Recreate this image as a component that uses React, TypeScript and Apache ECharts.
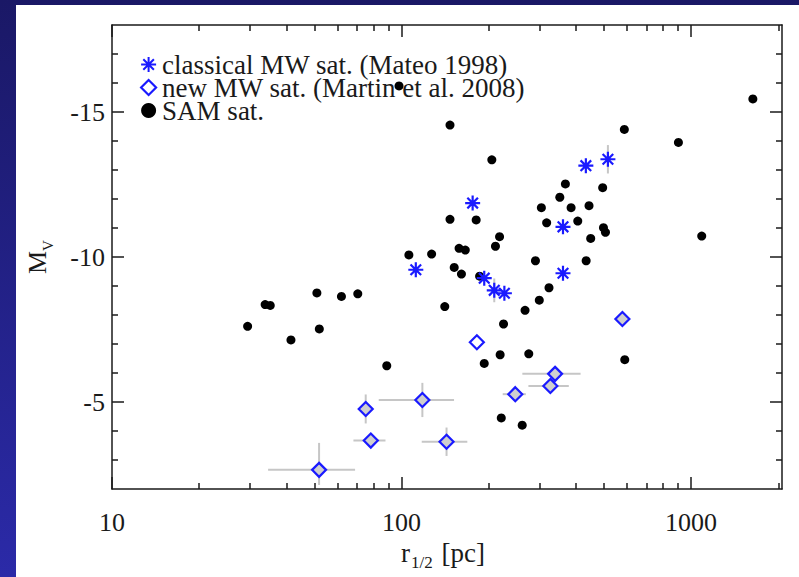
import React, { useEffect, useRef } from 'react';
import * as echarts from 'echarts';

// ---- axis ticks / labels ----
const X_TICK_LABELS = [10, 100, 1000];
const X_MINOR_TICKS = [20, 30, 40, 50, 60, 70, 80, 90, 200, 300, 400, 500, 600, 700, 800, 900, 2000];
const Y_TICK_LABELS = [-15, -10, -5];
const Y_MINOR_TICKS = [-17, -16, -14, -13, -12, -11, -9, -8, -7, -6, -4, -3];

// ---- legend names ----
const NAME_CLASSICAL = 'classical MW sat. (Mateo 1998)';
const NAME_NEW = 'new MW sat. (Martin et al. 2008)';
const NAME_SAM = 'SAM sat.';

// ---- SAM satellites ----
const SAM_R = [98, 147, 205, 588, 904, 1634, 147, 181, 218, 211, 158, 166, 106, 127, 152, 161, 186, 141,
  51, 62, 70.6, 33.8, 35.2, 29.4, 52, 41.5, 88.9, 368, 495, 352, 304, 385, 444, 317, 406, 498, 506, 450,
  1088, 290, 434, 323, 299, 267, 225, 219, 275, 193, 590, 221, 261];
const SAM_MV = [-15.9, -14.55, -13.35, -14.4, -13.95, -15.45, -11.3, -11.28, -10.7, -10.37, -10.3, -10.24,
  -10.07, -10.1, -9.64, -9.41, -9.34, -8.29, -8.76, -8.64, -8.73, -8.36, -8.33, -7.61, -7.52, -7.14, -6.25,
  -12.52, -12.39, -12.06, -11.7, -11.7, -11.77, -11.18, -11.24, -11.01, -10.85, -10.64, -10.72, -9.87,
  -9.87, -8.94, -8.51, -8.16, -7.69, -6.63, -6.66, -6.33, -6.46, -4.45, -4.2];

// ---- classical MW satellites ----
const CL_R = [176, 112, 193, 209, 226.5, 361, 361, 433, 516];
const CL_MV = [-11.86, -9.56, -9.27, -8.85, -8.75, -11.04, -9.44, -13.15, -13.37];
const CL_MV_LO = [null, null, null, -9.26, null, null, null, null, -13.86];
const CL_MV_HI = [null, null, null, -8.44, null, null, null, null, -12.88];

// ---- new MW satellites ----
const NEW_R = [182, 579, 75.2, 118, 78.3, 143, 51.9, 339, 326.5, 247];
const NEW_MV = [-7.06, -7.86, -4.76, -5.07, -3.67, -3.63, -2.66, -5.97, -5.55, -5.27];
const NEW_R_LO = [null, 560, null, 83.4, 68.2, 117.4, 34.6, 261.3, 274.2, 223.5];
const NEW_R_HI = [null, 600, null, 151.8, 88.0, 168.7, 69.1, 415.2, 378.1, 268.6];
const NEW_MV_LO = [null, -8.05, -5.26, -5.66, null, -4.12, -3.59, null, null, null];
const NEW_MV_HI = [null, -7.67, -4.26, -4.48, null, -3.14, -2.14, null, null, null];

const FONT = "'Liberation Serif', 'DejaVu Serif', serif";
const INK = '#1a1a1a';
const BLUE = '#1a1aff';
const ASTERISK = 'path://M0 -10 L0 10 M-10 0 L10 0 M-7.07 -7.07 L7.07 7.07 M-7.07 7.07 L7.07 -7.07';

export default function App() {
  const ref = useRef<HTMLDivElement>(null);
  useEffect(() => {
    if (!ref.current) return;
    const chart = echarts.init(ref.current, null, { renderer: 'svg' });

    const samData = SAM_R.map((r, i) => [r, SAM_MV[i]]);
    const clData = CL_R.map((r, i) => [r, CL_MV[i]]);
    const newData = NEW_R.map((r, i) => {
      const hasErr = NEW_R_LO[i] !== null || NEW_MV_LO[i] !== null;
      return { value: [r, NEW_MV[i]], itemStyle: { color: hasErr ? '#cfcfcf' : '#ffffff' } };
    });
    const errData: any[] = [];
    NEW_R.forEach((r, i) => {
      errData.push([r, NEW_MV[i], NEW_R_LO[i] ?? '-', NEW_R_HI[i] ?? '-', NEW_MV_LO[i] ?? '-', NEW_MV_HI[i] ?? '-']);
    });
    CL_R.forEach((r, i) => {
      if (CL_MV_LO[i] !== null) errData.push([r, CL_MV[i], '-', '-', CL_MV_LO[i], CL_MV_HI[i]]);
    });

    const axisLine = { show: true, lineStyle: { color: INK, width: 1.5 } };
    const mkX = (pos: string, major: boolean, labels: boolean) => ({
      type: 'log', logBase: 10, min: 10, max: 2060, position: pos, gridIndex: 0,
      axisLine: major ? axisLine : { show: false },
      axisTick: { show: true, inside: true, length: major ? 12 : 6, customValues: major ? X_TICK_LABELS : X_MINOR_TICKS, lineStyle: { color: INK, width: 1.5 } },
      axisLabel: labels ? {
        show: true, customValues: X_TICK_LABELS, fontFamily: FONT, fontSize: 26, color: INK, margin: 20,
        formatter: (v: number) => String(Math.round(v)),
      } : { show: false },
      splitLine: { show: false },
      ...(labels ? {
        name: '{a|r}{s|1/2}{a| [pc]}', nameLocation: 'middle', nameGap: 33,
        nameTextStyle: { padding: [0, 8, 0, 0], rich: {
          a: { fontFamily: FONT, fontSize: 27, color: INK, lineHeight: 36, verticalAlign: 'middle' },
          s: { fontFamily: FONT, fontSize: 17, color: INK, lineHeight: 19, verticalAlign: 'bottom', padding: [0, 2, 0, 1] },
        } },
      } : {}),
    });
    const mkY = (pos: string, major: boolean, labels: boolean) => ({
      type: 'value', min: -18, max: -2, inverse: true, position: pos, gridIndex: 0,
      axisLine: major ? axisLine : { show: false },
      axisTick: { show: true, inside: true, length: major ? 12 : 6, customValues: major ? Y_TICK_LABELS : Y_MINOR_TICKS, lineStyle: { color: INK, width: 1.5 } },
      axisLabel: labels ? { show: true, customValues: Y_TICK_LABELS, fontFamily: FONT, fontSize: 26, color: INK, margin: 7 } : { show: false },
      splitLine: { show: false },
      ...(labels ? {
        name: '{a|M}{s|V}', nameLocation: 'middle', nameGap: 57, nameRotate: 90,
        nameTextStyle: { rich: {
          a: { fontFamily: FONT, fontSize: 26, color: INK, lineHeight: 36, verticalAlign: 'middle' },
          s: { fontFamily: FONT, fontSize: 15, color: INK, lineHeight: 18, verticalAlign: 'bottom' },
        } },
      } : {}),
    });

    chart.setOption({
      animation: false,
      backgroundColor: {
        type: 'linear', x: 0, y: 0, x2: 0, y2: 1,
        colorStops: [{ offset: 0, color: '#1a1866' }, { offset: 1, color: '#2b2aa8' }],
      },
      graphic: [{ type: 'rect', z: -100, silent: true, shape: { x: 16, y: 5, width: 799 - 16, height: 577 - 5 }, style: { fill: '#ffffff' } }],
      grid: { left: 112, right: 17, top: 25, bottom: 88, outerBoundsMode: 'none' },
      legend: {
        show: true, orient: 'vertical', left: 135, top: 46, itemGap: -4, itemWidth: 15, itemHeight: 15,
        textStyle: { fontFamily: FONT, fontSize: 27, color: INK, lineHeight: 22, padding: [0, 0, 0, 1] },
        data: [
          { name: NAME_CLASSICAL, icon: ASTERISK },
          { name: NAME_NEW, icon: 'diamond', itemStyle: { color: '#ffffff', borderColor: BLUE, borderWidth: 2.2, opacity: 1 } },
          { name: NAME_SAM, icon: 'circle' },
        ],
      },
      xAxis: [mkX('bottom', true, true), mkX('bottom', false, false), mkX('top', true, false), mkX('top', false, false)],
      yAxis: [mkY('left', true, true), mkY('left', false, false), mkY('right', true, false), mkY('right', false, false)],
      series: [
        {
          name: NAME_SAM, type: 'scatter', xAxisIndex: 0, yAxisIndex: 0, symbol: 'circle', symbolSize: 9,
          itemStyle: { color: '#000000', opacity: 1 }, data: samData, z: 3,
        },
        {
          name: 'errors', type: 'custom', xAxisIndex: 0, yAxisIndex: 0, silent: true, z: 4,
          encode: { x: 0, y: 1 },
          renderItem: (_p: any, api: any) => {
            const x = api.value(0), y = api.value(1);
            const xl = api.value(2), xh = api.value(3), yl = api.value(4), yh = api.value(5);
            const style = { stroke: '#c6c6c6', lineWidth: 2, fill: 'none' };
            const children: any[] = [];
            if (Number.isFinite(xl) && Number.isFinite(xh)) {
              const a = api.coord([xl, y]), b = api.coord([xh, y]);
              children.push({ type: 'line', shape: { x1: a[0], y1: a[1], x2: b[0], y2: b[1] }, style });
            }
            if (Number.isFinite(yl) && Number.isFinite(yh)) {
              const a = api.coord([x, yl]), b = api.coord([x, yh]);
              children.push({ type: 'line', shape: { x1: a[0], y1: a[1], x2: b[0], y2: b[1] }, style });
            }
            return { type: 'group', children };
          },
          data: errData,
        },
        {
          name: NAME_CLASSICAL, type: 'scatter', xAxisIndex: 0, yAxisIndex: 0, symbol: ASTERISK, symbolSize: 15,
          itemStyle: { color: BLUE, borderColor: BLUE, borderWidth: 2.2, opacity: 1 }, data: clData, z: 5,
        },
        {
          name: NAME_NEW, type: 'scatter', xAxisIndex: 0, yAxisIndex: 0, symbol: 'diamond', symbolSize: 14,
          itemStyle: { color: '#ffffff', borderColor: BLUE, borderWidth: 2.2, opacity: 1 }, data: newData, z: 5,
        },
      ],
    });
    return () => chart.dispose();
  }, []);
  return <div ref={ref} style={{ position: 'absolute', left: 0, top: 0, width: 799, height: 577 }} />;
}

→ SHORT PROBLEM
Pictures are excluded; extract exactly the lines from the start of the data through the line that holds "import * as echarts from 'echarts';", both ends included.

→ REPLY
Recreate this image as a component that uses React, TypeScript and Apache ECharts.
import React, { useEffect, useRef } from 'react';
import * as echarts from 'echarts';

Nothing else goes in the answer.